The floor is marked by a series of valleys, the remnant of rivers that flowed through the region during cold periods when the sea level was low. The team also discovered valleys with geological features that look remarkably similar to the Channeled Scablands in Washington, Gupta says, which geologists know were created by erosion caused by catastrophic floods of the glacial Lake Missoula 15,000 years ago. This similarity, he says, indicates the English Channel also experienced major flooding. “I was convinced,” says Philip Gibbard, a geologist at the University of Cambridge who was not involved in the study. “The results were very clear.”
The results show there were at least two major floods. The first probably occurred around 425,000 years ago, Gibbard estimates, after ice sheets from Scandinavia dammed up water from rivers flowing into the southern part of the present-day North Sea, creating a lake with the chalk ridge forming its southern border. It was like a tap filling up a bathtub that no one turned off, he says, and the water eventually overflowed, unleashing a torrent of turbulent water that wore down the chalk ridge and changed the drainage patterns of rivers such as the Thames, so that they flowed through the English Channel basin. Two-hundred thousand years later, a similar flooding event further wore down the chalk ridge so much so that Britain became an island, making the Dover Strait a permanent fixture of the landscape during warm periods.
The floods also affected early humans who inhabited the region. Early humans first reached Britain by at least 700,000 years ago, but their settlement wasn’t permanent. “Prior to the flooding, humans colonized, retreated and recolonized Britain several times,” says Nick Ashton of the British Museum in London. These populations preferred Britain during temperate times, using the land bridge to get there when it was warmer and retreating south when it was colder, he says.
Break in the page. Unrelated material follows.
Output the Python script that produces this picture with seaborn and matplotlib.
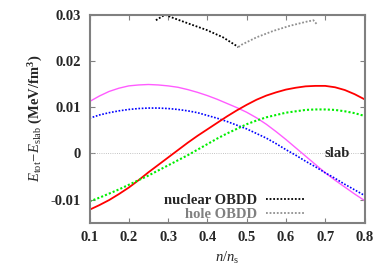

Humans are conspicuously absent from Britain from 180,000 to 60,000 years ago, however, despite a warm period during this time, Gupta says. Britain’s transformation into an island may explain this. But even during times when the sea level was lower, the river system that formed after the floods would have been an obstacle to both humans and animals migrating to Britain, says Chris Stringer of the Natural History Museum in London. Mark White, an archaeologist at Durham University in the United Kingdom, agrees. “The seafloor models produced by the recent research show that the landscape would have actually been heavily dissected and incised, with many different barriers to movement,” he says, which has given him a new perspective on Britain’s ancient geography.